GOAL: Extract the opening line of the entries and every line after it, stopping at and including the line that contains "const serif = 'DejaVu Serif, serif';". Do not include pictures.

RECORDS:
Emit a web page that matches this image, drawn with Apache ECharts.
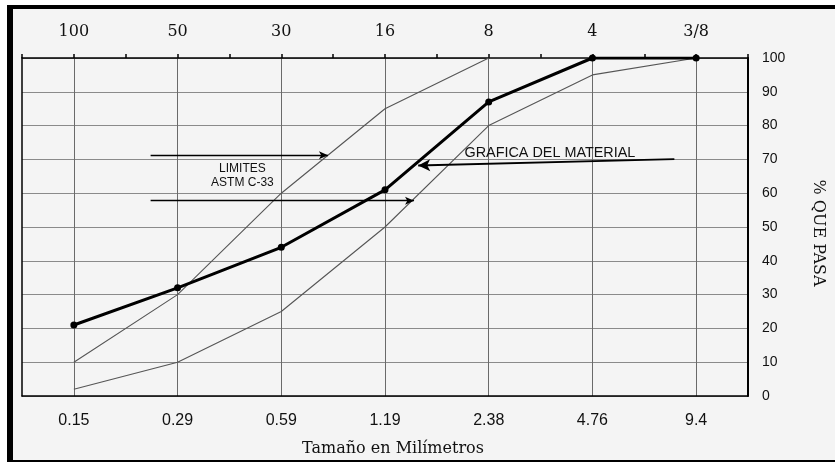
<!DOCTYPE html>
<html>
<head>
<meta charset="utf-8">
<script src="https://cdn.jsdelivr.net/npm/echarts@6/dist/echarts.min.js"></script>
<style>
  html, body { margin: 0; padding: 0; background: #ffffff; }
  #frame { position: absolute; left: 7px; top: 5px; width: 822px; height: 451px;
    border-left: 6px solid #000; border-top: 4px solid #000; border-bottom: 2px solid #000;
    background: #f4f4f4; }
  #chart { position: absolute; left: 0; top: 0; width: 835px; height: 462px; }
</style>
</head>
<body>
<div id="frame"></div>
<div id="chart"></div>
<script>
// Sieve openings (mm) on the bottom axis, sieve numbers on the top axis
const categories = ['0.15', '0.29', '0.59', '1.19', '2.38', '4.76', '9.4'];
const topLabels = ['100', '50', '30', '16', '8', '4', '3/8'];
// % passing
const upperLimit = [10, 30, 60, 85, 100, 100, 100];
const lowerLimit = [2, 10, 25, 50, 80, 95, 100];
const material = [21, 32, 44, 61, 87, 100, 100];
// annotation arrows in data space [sieve index, % passing]
const arrowLimitUpper = [[0.74, 71.2], [2.45, 71.2]];
const arrowLimitLower = [[0.74, 57.8], [3.28, 57.8]];
const arrowMaterial = [[5.79, 70.1], [3.32, 68.2]];
const labelLimits = [1.625, 65.2];
const labelMaterial = [4.59, 71.9];

const sans = 'Liberation Sans, Arial, sans-serif';
const serif = 'DejaVu Serif, serif';

const chart = echarts.init(document.getElementById('chart'), null, { renderer: 'canvas' });
chart.setOption({
  backgroundColor: 'transparent',
  animation: false,
  grid: { left: 22, right: 87, top: 58, bottom: 65 },
  xAxis: [
    {
      type: 'category', data: categories, position: 'bottom', boundaryGap: true,
      name: 'Tamaño en Milímetros', nameLocation: 'middle', nameGap: 45,
      nameTextStyle: { fontFamily: serif, fontSize: 16, color: '#111', padding: [0, 0, 0, 16] },
      axisLine: { onZero: false, lineStyle: { color: '#000', width: 1.5 } },
      axisTick: { show: false },
      axisLabel: { fontFamily: sans, fontSize: 16, color: '#111', margin: 17 },
      splitLine: { show: true, alignWithLabel: true, lineStyle: { color: '#6a6a6a', width: 1 } }
    },
    {
      type: 'value', position: 'top', min: -0.5, max: 6.5, interval: 0.5,
      axisLine: { show: true, onZero: false, lineStyle: { color: '#000', width: 1.5 } },
      axisTick: { show: true, inside: false, length: 4, lineStyle: { color: '#000', width: 1.5 } },
      axisLabel: {
        fontFamily: serif, fontSize: 16, color: '#111', margin: 18,
        formatter: v => (Math.abs(v - Math.round(v)) < 1e-6 && v >= 0 && v <= 6) ? topLabels[Math.round(v)] : ''
      },
      splitLine: { show: false }
    }
  ],
  yAxis: [
    {
      type: 'value', position: 'right', min: 0, max: 100, interval: 10,
      axisLine: { show: true, onZero: false, lineStyle: { color: '#000', width: 2 } },
      axisTick: { show: false },
      axisLabel: { fontFamily: sans, fontSize: 14, color: '#111', margin: 14 },
      splitLine: { show: true, lineStyle: { color: '#8a8a8a', width: 1 } }
    },
    {
      type: 'value', position: 'left', min: 0, max: 100, interval: 10,
      axisLine: { show: true, onZero: false, lineStyle: { color: '#000', width: 1.5 } },
      axisTick: { show: false }, axisLabel: { show: false }, splitLine: { show: false }
    }
  ],
  graphic: [{
    type: 'text', x: 818, y: 233, rotation: -Math.PI / 2,
    style: { text: '% QUE PASA', fontFamily: serif, fontSize: 16, fill: '#111',
      textAlign: 'center', textVerticalAlign: 'middle' }
  }],
  series: [
    {
      name: 'Límite superior', type: 'line', data: upperLimit, xAxisIndex: 0, yAxisIndex: 0,
      symbol: 'none', lineStyle: { color: '#555', width: 1.1 }, z: 3
    },
    {
      name: 'Límite inferior', type: 'line', data: lowerLimit, xAxisIndex: 0, yAxisIndex: 0,
      symbol: 'none', lineStyle: { color: '#555', width: 1.1 }, z: 3
    },
    {
      name: 'Material', type: 'line', data: material, xAxisIndex: 0, yAxisIndex: 0,
      symbol: 'circle', symbolSize: 7, itemStyle: { color: '#000' },
      lineStyle: { color: '#000', width: 3 }, z: 5
    },
    {
      name: 'anotaciones', type: 'line', data: [], xAxisIndex: 1, yAxisIndex: 0, z: 6,
      markLine: {
        silent: true, animation: false,
        symbol: ['none', 'arrow'],
        label: { show: false },
        lineStyle: { color: '#000', width: 1.3, type: 'solid' },
        data: [
          [{ coord: arrowLimitUpper[0], symbolSize: 0 }, { coord: arrowLimitUpper[1], symbolSize: [6, 9] }],
          [{ coord: arrowLimitLower[0], symbolSize: 0 }, { coord: arrowLimitLower[1], symbolSize: [6, 9] }],
          [{ coord: arrowMaterial[0], symbolSize: 0 }, { coord: arrowMaterial[1], symbolSize: [9, 12], lineStyle: { width: 1.8 } }]
        ]
      },
      markPoint: {
        silent: true, animation: false,
        symbol: 'circle', symbolSize: 1, itemStyle: { color: 'transparent' },
        data: [
          { coord: labelLimits, label: { show: true, position: 'inside', formatter: 'LIMITES\nASTM C-33',
            fontFamily: sans, fontSize: 12, color: '#111', lineHeight: 14, align: 'center' } },
          { coord: labelMaterial, label: { show: true, position: 'inside', formatter: 'GRAFICA DEL MATERIAL',
            fontFamily: sans, fontSize: 14.4, color: '#111', align: 'center' } }
        ]
      }
    }
  ]
});
</script>
</body>
</html>
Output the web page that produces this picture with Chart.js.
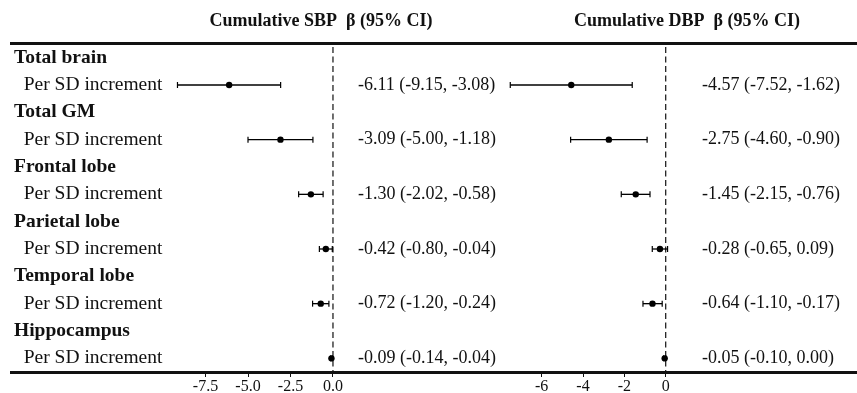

RESPONSE TO THIS EXERCISE:
Emit a web page that matches this image, drawn with Apache ECharts.
<!DOCTYPE html>
<html>
<head>
<meta charset="utf-8">
<script src="https://cdn.jsdelivr.net/npm/echarts@6/dist/echarts.min.js"></script>
<style>
  html, body { margin: 0; padding: 0; background: #ffffff; }
  #frame { position: absolute; left: 7px; top: 5px; width: 822px; height: 451px;
    border-left: 6px solid #000; border-top: 4px solid #000; border-bottom: 2px solid #000;
    background: #f4f4f4; }
  #chart { position: absolute; left: 0; top: 0; width: 835px; height: 462px; }
</style>
</head>
<body>
<div id="frame"></div>
<div id="chart"></div>
<script>
// Sieve openings (mm) on the bottom axis, sieve numbers on the top axis
const categories = ['0.15', '0.29', '0.59', '1.19', '2.38', '4.76', '9.4'];
const topLabels = ['100', '50', '30', '16', '8', '4', '3/8'];
// % passing
const upperLimit = [10, 30, 60, 85, 100, 100, 100];
const lowerLimit = [2, 10, 25, 50, 80, 95, 100];
const material = [21, 32, 44, 61, 87, 100, 100];
// annotation arrows in data space [sieve index, % passing]
const arrowLimitUpper = [[0.74, 71.2], [2.45, 71.2]];
const arrowLimitLower = [[0.74, 57.8], [3.28, 57.8]];
const arrowMaterial = [[5.79, 70.1], [3.32, 68.2]];
const labelLimits = [1.625, 65.2];
const labelMaterial = [4.59, 71.9];

const sans = 'Liberation Sans, Arial, sans-serif';
const serif = 'DejaVu Serif, serif';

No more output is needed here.